Despite median income hitting a new record in 2018, the US Census Bureau tells us via its latest American Community Survey that the income gap is currently more pronounced than it has ever been. This income disparity has grown in the face of low unemployment rates, more than ten years of consecutive GDP growth and a surging national economy.

In 2018, five states, (Californian, Connecticut, Florida, Louisiana and New York) plus Puerto Rico had higher income inequality rates than the rest of the country. Of those five states, only California’s income inequality rates have grown in 2019.

Other states where income inequality has grown along with California’s during 2019 include Honolulu, Arkansas, Kansas, Nebraska, New Hampshire, New Mexico, Texas and Virginia.

William M Rodgers III, professor of public policy and chief economist with the Heidrich Center at Rutgers University said, “(This growing income inequality) clearly indicates the inability of the current economic expansion, the longest on record, to lessen inequality.”

Income inequality is measured via the Gini Index.

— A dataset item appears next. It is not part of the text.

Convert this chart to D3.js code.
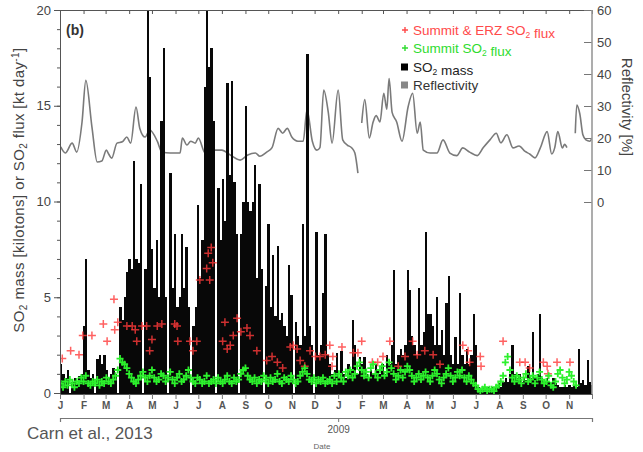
<!DOCTYPE html>
<html><head><meta charset="utf-8">
<script src="https://cdn.jsdelivr.net/npm/d3@7/dist/d3.min.js"></script>
<style>
body{margin:0;background:#fff;}
svg{display:block;font-family:"Liberation Sans",Arial,Helvetica,sans-serif;}
</style></head>
<body>
<svg id="chart" width="643" height="452"></svg>
<script>
// ---- DATA ----
// Daily SO2 mass, binned every 3 days starting 2008-01-01 (kilotons)
const massStart = "2008-01-01";
const massStepDays = 3;
const so2Mass = [
 1.5,1.0,0.8,1.2,0,0.6,0.8,0.5,0.9,1.0, 3.5,7.0,1.2,0.8,1.0,0,1.8,2.0,1.5,2.0, 1.2,0.8,1.0,1.3,1.0,0,
 4.5,3.8,5.0,6.3,7.0,6.5,12.1,7.0,6.8,10.9,0,
 6.5,21,16.5,7.5,5.5,8.0,5.0,14.2,18.0,5.0,0,
 11.5,5.5,8.3,4.5,5.0,8.3,5.5,7.6,4.5,0,3.5,4.5,9.8,6.0,
 8.0,16.0,21,17.0,18.0,14.2,0,10.7,8.0,11.2,9.0,16.2,11.4,16.3,11.0,8.3,0,
 8.3,10.0,15.0,10.0,9.5,10.0,11.9,6.0,10.9,6.5,0,5.6,8.8,4.5,7.2,4.0,7.7,3.8,4.2,3.5,3.0,
 6.7,5.1,0,3.7,3.0,2.5,8.8,3.0,17.7,3.5,2.5,0,8.4,2.0,2.5,5.2,8.3,2.0,
 1.5,1.0,1.2,2.1,0.8,2.2,1.0,0.8,1.5,1.2, 3.8,2.5,1.0,1.9,1.5,1.9,1.0,0.8,1.2,1.0, 1.5,1.2,1.0,1.5,1.0,2.0,1.5,2.5,
 6.4,1.5,2.0,2.3,2.0,2.5,6.4,5.4,3.0,2.5, 2.0,5.5,2.5,3.2,8.4,4.1,4.1,3.5,2.5,5.0, 2.5,3.3,2.0,4.7,6.1,2.0,1.5,2.9,1.5,5.2, 2.0,1.5,2.3,1.5,2.0,4.1,2.5,
 0.3,0.2,0.3,0.2,0.3,0.2,0.3,0.2,0.3,0.5, 0.3,0.6,0.8,0.6,1.0,2.5,1.0,0.8,1.0,0.6, 0.8,0.7,1.4,0.8,3.2,0.8,1.0,4.1,0.8,0.6,
 0.8,0.6,0.5,0.8,0.5,0.4,0.3,0.3,0.4,0.3, 0.4,0.3,0.4,0.3,2.3,0.5,0.7,0.4,1.7,0.6, 0.4
];
// Summit SO2 flux (kt/day), every 3 days from 2008-01-01
const summitFlux = [
 0.5,0.3,0.6,0.4,0.7,0.5,0.3,0.6,0.5,0.8, 0.6,0.9,0.5,0.4,0.6,0.5,0.7,0.4,0.6,0.5, 0.8,0.6,0.5,0.7,0.9,1.2,
 1.8,1.6,1.5,1.3,1.0,0.8,
 0.6,0.5,0.7,0.9,1.1,0.8,0.6,0.9,1.2,0.8, 0.6,0.7,1.0,0.9,0.6,0.8,1.1,0.7,0.5,0.8, 1.0,0.6,0.7,0.9,1.2,0.8,
 0.6,0.5,0.8,0.7,0.5,0.6,0.9,0.5,0.6,0.7, 0.5,0.8,0.6,0.5,0.7,0.9,0.6,0.5,0.8,0.6, 0.7,1.0,1.2,1.3,0.9,0.7,0.6,0.8,0.5,0.7, 0.6,0.9,0.7,
 0.5,0.8,0.6,0.7,1.0,0.6,0.5,0.8,0.7,0.6, 0.9,0.7,0.5,0.6,0.9,1.1,1.3,1.0,0.7,0.6, 0.8,0.5,0.7,0.6,0.8,0.5,0.6,
 0.7,0.5,0.9,0.6,1.0,0.8,0.6,1.1,0.9,1.2, 0.8,1.0,1.4,1.6,1.2,0.9,1.1,0.8,1.3,1.5, 1.0,0.8,1.2,1.4,0.9,1.1,1.6,1.3,1.0,0.7,
 0.9,1.2,0.8,1.1,1.4,1.2,0.9,0.6,0.8,1.0, 0.7,0.9,1.1,0.8,0.6,0.9,1.2,1.0,0.7,0.5, 0.8,1.0,1.3,0.9,0.6,0.8,1.1,0.9,1.2,0.8,
 0.6,0.9,0.7,0.5,0.4,
 0.2,0.1,0.2,0.3,0.1,0.2,0.2,0.1,0.3,
 0.4,0.6,0.9,1.6,1.9,1.2,0.8,0.6,0.9,0.7, 0.5,0.8,1.0,0.6,0.7,0.9,0.5,0.8,1.1,0.7, 0.5,0.6,0.9,0.4,0.3,0.6,1.0,1.2,0.8,0.5, 0.7,1.1,0.9,0.6,0.4
];
// Summit & ERZ SO2 flux: day offset from 2008-01-01 and value (kt/day)
const erzDay = [3,14,25,30,42,57,62,71,72,76,88,95,99,101,108,114,118,121,128,134,151,154,155,171,175,180,184,193,195,197,199,201,214,217,220,224,228,233,238,246,250,259,272,279,286,293,303,307,312,316,322,329,336,342,349,355,358,359,371,386,392,397,411,418,425,434,445,454,464,470,480,491,500,530,537,539,553,554,583,605,612,618,636,641,642,654,671];
const erzFlux = [1.8,2.2,2.0,3.0,3.0,3.6,2.7,4.9,3.3,3.7,3.5,3.5,3.3,2.7,3.5,3.5,2.2,2.8,3.5,3.6,3.6,3.5,2.7,2.7,2.2,2.7,5.9,6.5,7.3,5.9,7.6,6.8,2.7,3.7,2.3,2.5,3.0,3.9,3.2,3.4,3.0,2.2,1.7,1.9,1.6,1.3,2.4,2.5,2.3,1.7,1.4,2.2,1.9,1.9,2.0,2.5,1.4,1.9,2.4,2.1,2.1,2.7,1.6,1.6,1.9,2.7,1.4,1.9,2.7,2.0,2.2,2.0,1.5,2.5,2.2,1.6,1.9,1.4,2.7,1.6,1.6,1.3,1.6,1.4,1.0,1.6,1.6];
// Reflectivity (%): day offset from 2008-01-01; null = data gap
const reflDay = [1,7,16,22,29,34,42,49,55,61,64,68,75,82,88,93,100,105,112,118,128,134,145,158,161,167,172,178,182,191,201,213,224,237,247,257,263,272,279,287,293,299,305,313,320,325,332,338,342,347,353,358,366,372,378,384,388,392,394,397,401,407,412,416,421,426,430,433,437,443,450,458,464,470,474,478,487,496,504,513,522,530,539,549,557,566,574,580,588,596,604,612,618,625,632,641,647,651,655,661,664,667,672,678,680,684,688,692,697,700];
const reflVal = [17.2,15.3,18.4,15.6,25,38,23.5,12.5,12.8,16.2,15,13.7,18.4,18.8,20.3,18.4,29.7,23,20.3,22.5,19,15.6,15.3,15.3,20,17.8,19,18.4,20,15.3,16.2,16.2,14.7,13.1,14.7,15.3,14.3,15.6,17,23,21.5,23,20.3,19,19,28.8,19,16.2,17,35,28,18.4,35,19.4,17.8,16.9,15.3,9,null,24.7,32,20,25,27,25,34,29,38.6,28,25,19,29.7,34,21.5,25,16.2,15.3,15.3,19.4,15.3,14.5,16.9,15.6,14.5,17,19.5,21.5,18.5,21,16.9,17.5,15.8,15,13.8,16.9,22,15,17,22,16.9,18,17,null,21.5,30.3,27.5,21,19.4,19,20];
const monthLabels = ["J","F","M","A","M","J","J","A","S","O","N","D"];
const leftTicks = [0,5,10,15,20];
const rightTicks = [0,10,20,30,40,50,60];

// ---- CHART ----
const svg = d3.select("#chart");
const L = 60, R = 592, T = 10, B = 393;
const t0 = new Date(Date.UTC(2008,0,1)), t1 = new Date(Date.UTC(2009,11,1));
const x = d3.scaleUtc().domain([t0, t1]).range([L, R]);
const y = d3.scaleLinear().domain([0,20]).range([B, T]);
const yR = d3.scaleLinear().domain([0,60]).range([202, T]);
const dayToDate = d => d3.utcDay.offset(t0, d);
const tickCol = "#444";
const FONT = "Liberation Sans,Arial,sans-serif";

svg.append("defs").append("clipPath").attr("id","clip")
  .append("rect").attr("x",L).attr("y",T).attr("width",R-L).attr("height",B-T+2);
const plot = svg.append("g").attr("clip-path","url(#clip)");

// Reflectivity line
const reflData = reflDay.map((d,i)=>({d:dayToDate(d), v:reflVal[i]}));
plot.append("path").datum(reflData)
  .attr("fill","none").attr("stroke","#7a7a7a").attr("stroke-width",1.6)
  .attr("d", d3.line().defined(p=>p.v!=null).x(p=>x(p.d)).y(p=>yR(p.v)).curve(d3.curveMonotoneX));

// SO2 mass bars
const ms = new Date(massStart+"T00:00:00Z");
plot.append("g").attr("shape-rendering","crispEdges")
  .selectAll("rect.bar").data(so2Mass).join("rect").attr("class","bar")
  .attr("x",(v,i)=>x(d3.utcDay.offset(ms,i*massStepDays)))
  .attr("width",(v,i)=>x(d3.utcDay.offset(ms,(i+1)*massStepDays))-x(d3.utcDay.offset(ms,i*massStepDays)))
  .attr("y",v=>y(v)).attr("height",v=>B+2-y(v))
  .attr("fill","#080808");

// Red crosses
const cross = s => `M${-s},0H${s}M0,${-s}V${s}`;
plot.selectAll("path.erz").data(erzDay).join("path").attr("class","erz")
  .attr("transform",(d,i)=>`translate(${x(dayToDate(d))},${y(erzFlux[i])})`)
  .attr("d",cross(4)).attr("stroke","#ff3a3a").attr("stroke-width",1.5).attr("opacity",0.8);

// Green crosses
plot.selectAll("path.sum").data(summitFlux).join("path").attr("class","sum")
  .attr("transform",(v,i)=>`translate(${x(d3.utcDay.offset(ms,i*massStepDays+1))},${y(v)})`)
  .attr("d",cross(3.5)).attr("stroke","#2cf02c").attr("stroke-width",1.8);

// Top border with month ticks
const months = d3.utcMonth.range(t0, t1);
svg.append("g").attr("transform",`translate(0,${T})`)
  .call(d3.axisTop(x).tickValues(months).tickSize(-4).tickFormat(""))
  .call(g=>{g.select(".domain").attr("stroke","#555");g.selectAll("line").attr("stroke","#555");});

// Bottom month axis
svg.append("g").attr("transform",`translate(0,${B+1})`)
  .call(d3.axisBottom(x).tickValues(months.concat([t1])).tickSize(5).tickPadding(3)
    .tickFormat(d=> d>=t1 ? "" : monthLabels[d.getUTCMonth()]))
  .call(g=>{g.select(".domain").attr("stroke","#555");g.selectAll("line").attr("stroke","#777");
    g.selectAll("text").attr("fill","#555").attr("font-size",10).attr("font-weight","bold").attr("font-family",FONT);});

// Year axis
svg.append("g").attr("transform",`translate(0,418)`)
  .call(d3.axisBottom(x).tickValues([new Date(Date.UTC(2009,0,1))]).tickSize(4).tickPadding(4).tickFormat(()=>"2009"))
  .call(g=>{g.select(".domain").attr("stroke","#777").attr("stroke-width",1.2);g.selectAll("line").attr("stroke","#777");
    g.selectAll("text").attr("fill","#555").attr("font-size",10).attr("font-family",FONT);});
svg.append("text").attr("x",322).attr("y",449).attr("text-anchor","middle")
  .attr("font-size",8).attr("fill","#666").text("Date");

// Left axis
svg.append("g").attr("transform",`translate(${L},0)`)
  .call(d3.axisLeft(y).tickValues(d3.range(0,21)).tickSize(3).tickFormat(""))
  .call(g=>{g.select(".domain").attr("stroke","#555");g.selectAll("line").attr("stroke","#555");});
svg.append("g").attr("transform",`translate(${L},0)`)
  .call(d3.axisLeft(y).tickValues(leftTicks).tickSize(6).tickPadding(3).tickFormat(d3.format("d")))
  .call(g=>{g.select(".domain").remove();g.selectAll("line").attr("stroke","#555");
    g.selectAll("text").attr("fill",tickCol).attr("font-size",13).attr("font-family",FONT);});

// Right axis
svg.append("g").attr("transform",`translate(${R},0)`)
  .call(d3.axisRight(yR).tickValues(rightTicks).tickSize(-8).tickPadding(5).tickFormat(d3.format("d")))
  .call(g=>{g.select(".domain").remove();g.selectAll("line").attr("stroke","#777");
    g.selectAll("text").attr("fill",tickCol).attr("font-size",13).attr("font-family",FONT);});
svg.append("line").attr("x1",R).attr("x2",R).attr("y1",T).attr("y2",B+1).attr("stroke","#999").attr("stroke-width",1.6);

// Axis titles
const yl = svg.append("text").attr("transform",`translate(24,190) rotate(-90)`)
  .attr("text-anchor","middle").attr("font-size",15).attr("letter-spacing",0.4).attr("fill","#444");
yl.append("tspan").text("SO");
yl.append("tspan").attr("font-size",10).attr("dy",3).text("2");
yl.append("tspan").attr("dy",-3).text(" mass [kilotons] or SO");
yl.append("tspan").attr("font-size",10).attr("dy",3).text("2");
yl.append("tspan").attr("dy",-3).text(" flux [kt day");
yl.append("tspan").attr("font-size",10).attr("dy",-5).text("-1");
yl.append("tspan").attr("dy",5).text("]");

svg.append("text").attr("transform",`translate(622,107) rotate(90)`)
  .attr("text-anchor","middle").attr("font-size",15).attr("fill","#444").text("Reflectivity [%]");

// Panel label
svg.append("text").attr("x",66).attr("y",35).attr("font-size",14).attr("font-weight","bold").attr("fill","#333").text("(b)");

// Legend
const lg = svg.append("g");
const legendRow = (yy, marker, color, parts) => {
  if (marker==="cross") lg.append("path").attr("transform",`translate(405,${yy})`).attr("d",cross(3)).attr("stroke",color).attr("stroke-width",1.4);
  else lg.append("rect").attr("x",401).attr("y",yy-3.5).attr("width",7).attr("height",7).attr("fill",marker);
  const t = lg.append("text").attr("x",413).attr("y",yy+4.5).attr("font-size",13.5).attr("fill",color);
  parts.forEach(p=>{ if(p==="2"){t.append("tspan").attr("font-size",8.5).attr("dy",3).text("2");t.append("tspan").attr("dy",-3).text("");} else t.append("tspan").text(p);});
};
legendRow(30,"cross","#ff4a4a",["Summit & ERZ SO","2"," flux"]);
legendRow(48,"cross","#2fdc2f",["Summit SO","2"," flux"]);
legendRow(67,"#000","#222",["SO","2"," mass"]);
legendRow(85,"#888","#333",["Reflectivity"]);

// Citation
svg.append("text").attr("x",27).attr("y",439).attr("font-size",17).attr("fill","#555").text("Carn et al., 2013");
</script>
</body></html>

Investopedia tells us the Gini index is a “measure of distribution of income percentiles in a population.” The higher the Index, the greater the inequality. Countries with the highest Index scores tend to be more authoritarian as and more impoverished as wealth is concentrated in fewer hands.

According to National Public Radio’s Bill Chapped who initially reported this data, the Gini Index is, along with the current inverted yield curve, a critical statistical reference point for the health of a country’s economy.